Repeat, exactly and completely, the material that follows. Omit the pictures.

> Entries with chart source code:
- - - - -

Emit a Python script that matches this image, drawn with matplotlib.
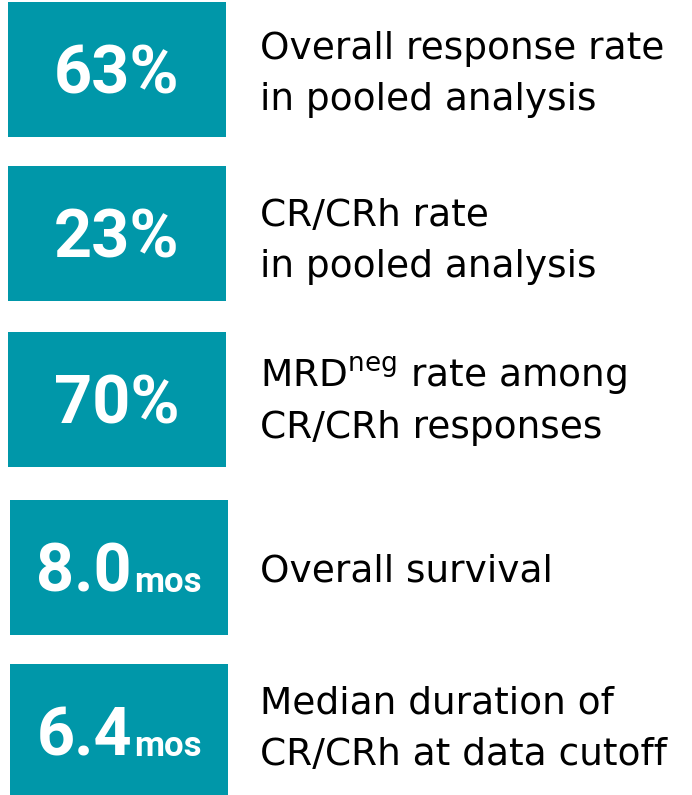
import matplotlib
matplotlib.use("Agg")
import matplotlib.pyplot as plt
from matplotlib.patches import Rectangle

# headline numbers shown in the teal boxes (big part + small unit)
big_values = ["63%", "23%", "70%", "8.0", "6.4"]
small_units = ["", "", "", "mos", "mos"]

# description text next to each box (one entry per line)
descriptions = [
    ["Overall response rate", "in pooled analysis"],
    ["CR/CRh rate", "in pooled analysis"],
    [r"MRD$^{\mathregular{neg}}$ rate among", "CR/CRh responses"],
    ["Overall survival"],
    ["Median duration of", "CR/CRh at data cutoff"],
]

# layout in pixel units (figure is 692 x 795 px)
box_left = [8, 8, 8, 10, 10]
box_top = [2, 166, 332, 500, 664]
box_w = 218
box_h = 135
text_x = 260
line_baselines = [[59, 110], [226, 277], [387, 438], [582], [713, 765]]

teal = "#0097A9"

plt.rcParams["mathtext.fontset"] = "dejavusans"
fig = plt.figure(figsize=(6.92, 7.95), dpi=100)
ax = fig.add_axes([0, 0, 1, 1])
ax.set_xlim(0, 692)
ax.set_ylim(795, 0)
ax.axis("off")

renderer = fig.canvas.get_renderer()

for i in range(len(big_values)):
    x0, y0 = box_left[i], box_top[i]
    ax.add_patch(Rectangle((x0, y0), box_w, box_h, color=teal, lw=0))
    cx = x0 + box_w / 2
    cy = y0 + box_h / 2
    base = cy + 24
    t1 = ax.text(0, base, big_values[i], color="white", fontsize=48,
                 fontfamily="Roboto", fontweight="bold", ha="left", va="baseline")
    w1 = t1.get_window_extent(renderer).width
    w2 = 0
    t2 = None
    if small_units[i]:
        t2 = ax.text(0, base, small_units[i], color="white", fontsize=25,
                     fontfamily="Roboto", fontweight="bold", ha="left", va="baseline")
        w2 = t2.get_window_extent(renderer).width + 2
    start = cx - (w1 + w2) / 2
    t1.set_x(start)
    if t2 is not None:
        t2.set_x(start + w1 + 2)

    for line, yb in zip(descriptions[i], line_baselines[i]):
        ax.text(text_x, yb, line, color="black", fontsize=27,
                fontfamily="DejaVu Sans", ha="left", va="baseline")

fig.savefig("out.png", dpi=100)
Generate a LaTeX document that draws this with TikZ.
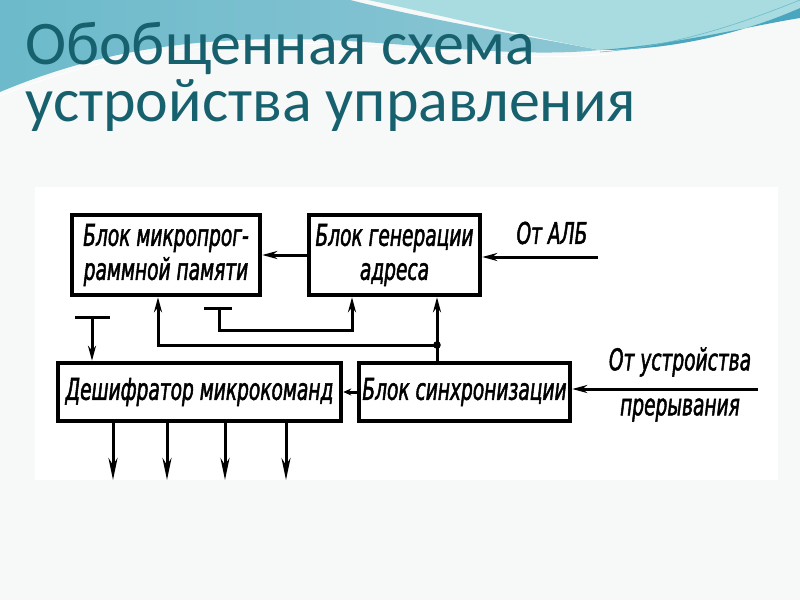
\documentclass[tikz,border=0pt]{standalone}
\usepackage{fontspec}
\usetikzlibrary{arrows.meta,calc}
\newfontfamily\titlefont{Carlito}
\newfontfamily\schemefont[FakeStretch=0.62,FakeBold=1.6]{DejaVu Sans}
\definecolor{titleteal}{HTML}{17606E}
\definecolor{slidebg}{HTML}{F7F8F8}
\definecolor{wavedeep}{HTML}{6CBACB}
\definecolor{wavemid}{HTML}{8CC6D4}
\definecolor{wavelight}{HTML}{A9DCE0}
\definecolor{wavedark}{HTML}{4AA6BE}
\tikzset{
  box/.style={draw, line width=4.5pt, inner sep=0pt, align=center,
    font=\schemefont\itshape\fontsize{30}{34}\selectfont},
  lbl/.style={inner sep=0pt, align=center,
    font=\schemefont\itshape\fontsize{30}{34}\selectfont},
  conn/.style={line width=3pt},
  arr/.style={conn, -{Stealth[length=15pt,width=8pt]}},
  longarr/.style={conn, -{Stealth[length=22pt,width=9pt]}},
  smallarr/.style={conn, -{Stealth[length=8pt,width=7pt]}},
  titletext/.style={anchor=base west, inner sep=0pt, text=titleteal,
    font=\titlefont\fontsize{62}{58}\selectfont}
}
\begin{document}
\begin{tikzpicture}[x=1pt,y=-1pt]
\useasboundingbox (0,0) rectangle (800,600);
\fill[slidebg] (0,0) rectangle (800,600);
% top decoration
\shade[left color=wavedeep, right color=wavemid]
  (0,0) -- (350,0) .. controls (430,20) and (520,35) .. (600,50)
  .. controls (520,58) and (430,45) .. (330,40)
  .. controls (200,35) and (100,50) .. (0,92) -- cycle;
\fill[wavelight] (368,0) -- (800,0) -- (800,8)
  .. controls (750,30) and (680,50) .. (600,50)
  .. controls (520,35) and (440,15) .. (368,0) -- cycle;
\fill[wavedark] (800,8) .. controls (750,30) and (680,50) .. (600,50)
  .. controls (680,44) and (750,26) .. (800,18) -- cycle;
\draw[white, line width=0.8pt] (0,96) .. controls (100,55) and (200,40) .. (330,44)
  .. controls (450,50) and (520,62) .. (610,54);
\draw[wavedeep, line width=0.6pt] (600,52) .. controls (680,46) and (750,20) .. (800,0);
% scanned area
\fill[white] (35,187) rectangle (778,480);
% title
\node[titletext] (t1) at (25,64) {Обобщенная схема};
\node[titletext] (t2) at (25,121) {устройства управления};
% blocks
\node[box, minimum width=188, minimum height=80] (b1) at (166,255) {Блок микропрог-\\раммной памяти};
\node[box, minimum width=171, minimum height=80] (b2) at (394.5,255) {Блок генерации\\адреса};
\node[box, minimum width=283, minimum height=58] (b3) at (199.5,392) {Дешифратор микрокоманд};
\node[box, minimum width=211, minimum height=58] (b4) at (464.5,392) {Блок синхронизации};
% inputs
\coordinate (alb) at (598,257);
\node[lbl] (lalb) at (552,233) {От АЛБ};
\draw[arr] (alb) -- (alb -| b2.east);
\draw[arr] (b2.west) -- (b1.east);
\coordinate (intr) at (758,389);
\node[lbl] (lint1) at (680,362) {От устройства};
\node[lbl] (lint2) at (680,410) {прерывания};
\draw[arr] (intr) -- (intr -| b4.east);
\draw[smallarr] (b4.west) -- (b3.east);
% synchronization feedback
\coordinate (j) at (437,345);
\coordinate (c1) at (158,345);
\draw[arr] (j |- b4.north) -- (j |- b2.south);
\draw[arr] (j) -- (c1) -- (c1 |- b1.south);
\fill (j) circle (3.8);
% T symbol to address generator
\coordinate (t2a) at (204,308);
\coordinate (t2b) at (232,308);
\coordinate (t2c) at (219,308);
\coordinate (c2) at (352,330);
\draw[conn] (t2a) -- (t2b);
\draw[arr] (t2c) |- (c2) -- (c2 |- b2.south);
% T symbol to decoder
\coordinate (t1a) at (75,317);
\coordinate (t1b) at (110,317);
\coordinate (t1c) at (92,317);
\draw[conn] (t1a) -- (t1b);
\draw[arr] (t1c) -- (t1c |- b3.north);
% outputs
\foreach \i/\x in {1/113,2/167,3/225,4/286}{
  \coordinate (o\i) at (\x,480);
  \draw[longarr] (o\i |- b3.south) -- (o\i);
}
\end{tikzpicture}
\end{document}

- - - - -

> THE COMPLETED TASK:
Emit a Python script that matches this image, drawn with matplotlib.
import matplotlib
matplotlib.use("Agg")
import matplotlib.pyplot as plt
from matplotlib.patches import Rectangle

# headline numbers shown in the teal boxes (big part + small unit)
big_values = ["63%", "23%", "70%", "8.0", "6.4"]
small_units = ["", "", "", "mos", "mos"]

# description text next to each box (one entry per line)
descriptions = [
    ["Overall response rate", "in pooled analysis"],
    ["CR/CRh rate", "in pooled analysis"],
    [r"MRD$^{\mathregular{neg}}$ rate among", "CR/CRh responses"],
    ["Overall survival"],
    ["Median duration of", "CR/CRh at data cutoff"],
]

# layout in pixel units (figure is 692 x 795 px)
box_left = [8, 8, 8, 10, 10]
box_top = [2, 166, 332, 500, 664]
box_w = 218
box_h = 135
text_x = 260
line_baselines = [[59, 110], [226, 277], [387, 438], [582], [713, 765]]

teal = "#0097A9"

plt.rcParams["mathtext.fontset"] = "dejavusans"
fig = plt.figure(figsize=(6.92, 7.95), dpi=100)
ax = fig.add_axes([0, 0, 1, 1])
ax.set_xlim(0, 692)
ax.set_ylim(795, 0)
ax.axis("off")

renderer = fig.canvas.get_renderer()

for i in range(len(big_values)):
    x0, y0 = box_left[i], box_top[i]
    ax.add_patch(Rectangle((x0, y0), box_w, box_h, color=teal, lw=0))
    cx = x0 + box_w / 2
    cy = y0 + box_h / 2
    base = cy + 24
    t1 = ax.text(0, base, big_values[i], color="white", fontsize=48,
                 fontfamily="Roboto", fontweight="bold", ha="left", va="baseline")
    w1 = t1.get_window_extent(renderer).width
    w2 = 0
    t2 = None
    if small_units[i]:
        t2 = ax.text(0, base, small_units[i], color="white", fontsize=25,
                     fontfamily="Roboto", fontweight="bold", ha="left", va="baseline")
        w2 = t2.get_window_extent(renderer).width + 2
    start = cx - (w1 + w2) / 2
    t1.set_x(start)
    if t2 is not None:
        t2.set_x(start + w1 + 2)

    for line, yb in zip(descriptions[i], line_baselines[i]):
        ax.text(text_x, yb, line, color="black", fontsize=27,
                fontfamily="DejaVu Sans", ha="left", va="baseline")

fig.savefig("out.png", dpi=100)
Generate a LaTeX document that draws this with TikZ.
\documentclass[tikz,border=0pt]{standalone}
\usepackage{fontspec}
\usetikzlibrary{arrows.meta,calc}
\newfontfamily\titlefont{Carlito}
\newfontfamily\schemefont[FakeStretch=0.62,FakeBold=1.6]{DejaVu Sans}
\definecolor{titleteal}{HTML}{17606E}
\definecolor{slidebg}{HTML}{F7F8F8}
\definecolor{wavedeep}{HTML}{6CBACB}
\definecolor{wavemid}{HTML}{8CC6D4}
\definecolor{wavelight}{HTML}{A9DCE0}
\definecolor{wavedark}{HTML}{4AA6BE}
\tikzset{
  box/.style={draw, line width=4.5pt, inner sep=0pt, align=center,
    font=\schemefont\itshape\fontsize{30}{34}\selectfont},
  lbl/.style={inner sep=0pt, align=center,
    font=\schemefont\itshape\fontsize{30}{34}\selectfont},
  conn/.style={line width=3pt},
  arr/.style={conn, -{Stealth[length=15pt,width=8pt]}},
  longarr/.style={conn, -{Stealth[length=22pt,width=9pt]}},
  smallarr/.style={conn, -{Stealth[length=8pt,width=7pt]}},
  titletext/.style={anchor=base west, inner sep=0pt, text=titleteal,
    font=\titlefont\fontsize{62}{58}\selectfont}
}
\begin{document}
\begin{tikzpicture}[x=1pt,y=-1pt]
\useasboundingbox (0,0) rectangle (800,600);
\fill[slidebg] (0,0) rectangle (800,600);
% top decoration
\shade[left color=wavedeep, right color=wavemid]
  (0,0) -- (350,0) .. controls (430,20) and (520,35) .. (600,50)
  .. controls (520,58) and (430,45) .. (330,40)
  .. controls (200,35) and (100,50) .. (0,92) -- cycle;
\fill[wavelight] (368,0) -- (800,0) -- (800,8)
  .. controls (750,30) and (680,50) .. (600,50)
  .. controls (520,35) and (440,15) .. (368,0) -- cycle;
\fill[wavedark] (800,8) .. controls (750,30) and (680,50) .. (600,50)
  .. controls (680,44) and (750,26) .. (800,18) -- cycle;
\draw[white, line width=0.8pt] (0,96) .. controls (100,55) and (200,40) .. (330,44)
  .. controls (450,50) and (520,62) .. (610,54);
\draw[wavedeep, line width=0.6pt] (600,52) .. controls (680,46) and (750,20) .. (800,0);
% scanned area
\fill[white] (35,187) rectangle (778,480);
% title
\node[titletext] (t1) at (25,64) {Обобщенная схема};
\node[titletext] (t2) at (25,121) {устройства управления};
% blocks
\node[box, minimum width=188, minimum height=80] (b1) at (166,255) {Блок микропрог-\\раммной памяти};
\node[box, minimum width=171, minimum height=80] (b2) at (394.5,255) {Блок генерации\\адреса};
\node[box, minimum width=283, minimum height=58] (b3) at (199.5,392) {Дешифратор микрокоманд};
\node[box, minimum width=211, minimum height=58] (b4) at (464.5,392) {Блок синхронизации};
% inputs
\coordinate (alb) at (598,257);
\node[lbl] (lalb) at (552,233) {От АЛБ};
\draw[arr] (alb) -- (alb -| b2.east);
\draw[arr] (b2.west) -- (b1.east);
\coordinate (intr) at (758,389);
\node[lbl] (lint1) at (680,362) {От устройства};
\node[lbl] (lint2) at (680,410) {прерывания};
\draw[arr] (intr) -- (intr -| b4.east);
\draw[smallarr] (b4.west) -- (b3.east);
% synchronization feedback
\coordinate (j) at (437,345);
\coordinate (c1) at (158,345);
\draw[arr] (j |- b4.north) -- (j |- b2.south);
\draw[arr] (j) -- (c1) -- (c1 |- b1.south);
\fill (j) circle (3.8);
% T symbol to address generator
\coordinate (t2a) at (204,308);
\coordinate (t2b) at (232,308);
\coordinate (t2c) at (219,308);
\coordinate (c2) at (352,330);
\draw[conn] (t2a) -- (t2b);
\draw[arr] (t2c) |- (c2) -- (c2 |- b2.south);
% T symbol to decoder
\coordinate (t1a) at (75,317);
\coordinate (t1b) at (110,317);
\coordinate (t1c) at (92,317);
\draw[conn] (t1a) -- (t1b);
\draw[arr] (t1c) -- (t1c |- b3.north);
% outputs
\foreach \i/\x in {1/113,2/167,3/225,4/286}{
  \coordinate (o\i) at (\x,480);
  \draw[longarr] (o\i |- b3.south) -- (o\i);
}
\end{tikzpicture}
\end{document}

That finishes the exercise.